In August I shared the clinical syndrome called Alice in Wonderland, and Alice themes seem very popular in neurology these days for entities that reveal the mystery and drama of brain disease. This in fact is the subtitle of a marvelous new book coauthored by Dr Allan H. Ropper and Brian David Burrell, Reaching Down the Rabbit Hole. In our practices we are increasingly involved in the neuro aspect of rehabilitative care. While teasing out masquerading signs and symptoms of disease has always been part of the assessment in binocular vision disorders, “neuro” is part and parcel of caring for the patient with a history of confirmed or suspected brain injury.

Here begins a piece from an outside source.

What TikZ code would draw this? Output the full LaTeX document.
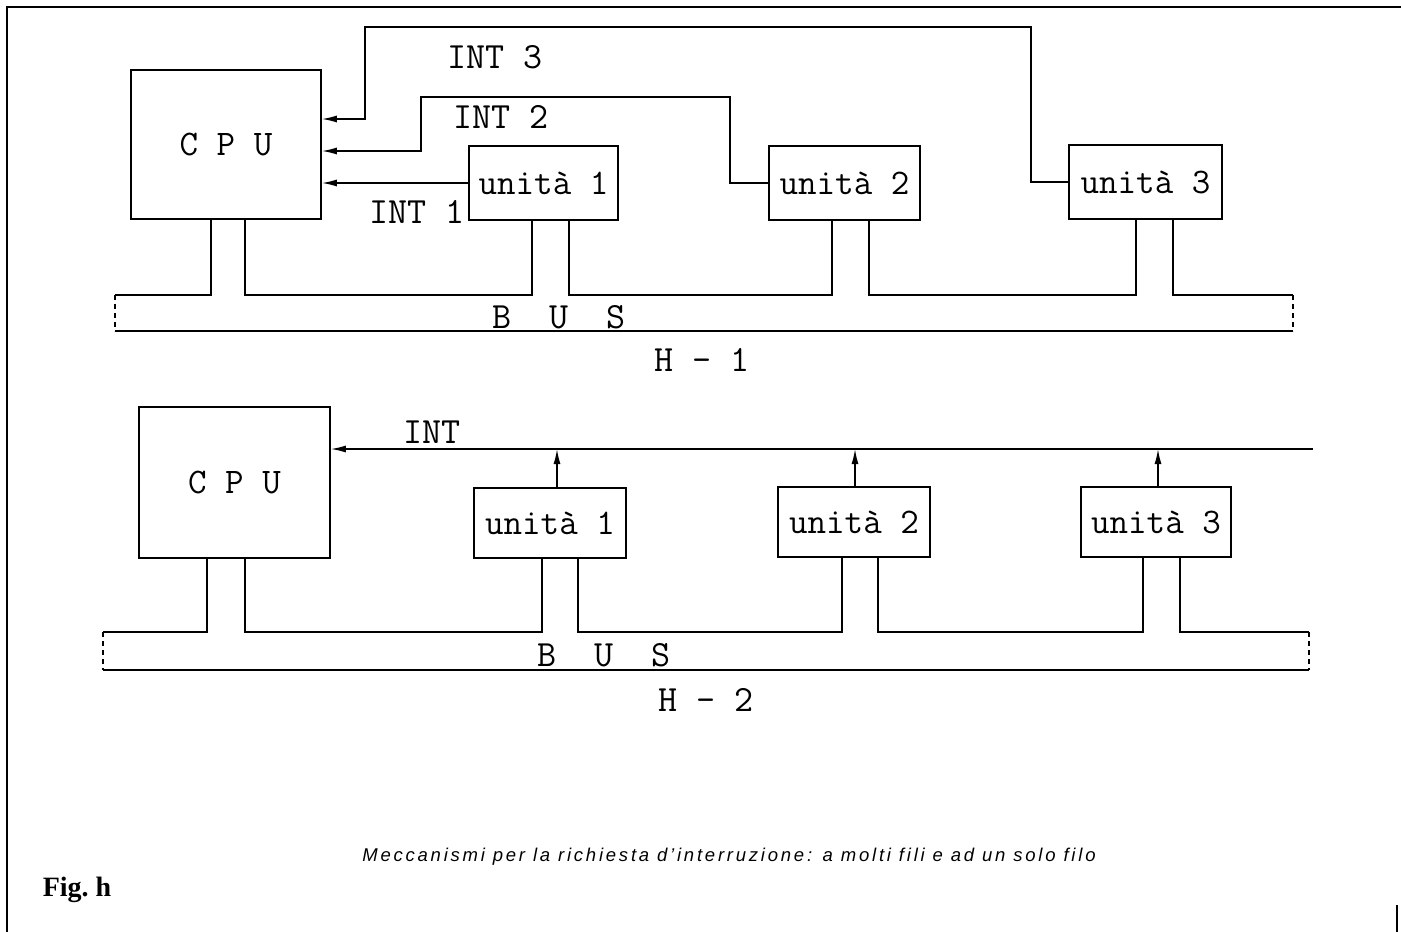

In what sense are we reaching down the rabbit hole? As Dr. Ropper explains, the brain is the only organ system in which the clinician interrogates the very organ that has gone awry. How the patient looks, what the patient hears, and how the patient expresses herself is intimately related to the doctors eyes, ears, and mind. To the extent that we can follow the patient down the rabbit hole, and help pull them back to the surface, half the battle is won.
Toward this end, Dr Ropper says something very powerful in his introduction regarding the patient-doctor interaction:
“What they hope, what they expect, what they deserve, is that we take the time to listen, because the act of listening is therapeutic in itself. When we do it right, we learn details that make us better doctors for the next patient. The residents may not get this yet They are focused on diagnosis and treatment, on technology, on scales, titers, doses, ratios, elevations, and deficiencies. All well and good, I tell them, but don’t forget to listen.”
You can get a taste of Dr. Ropper’s substance and style in this 8 minute NPR piece. But nothing will substitute for curling up with the book, which reads like a neuro-novella. I highly commend it to you.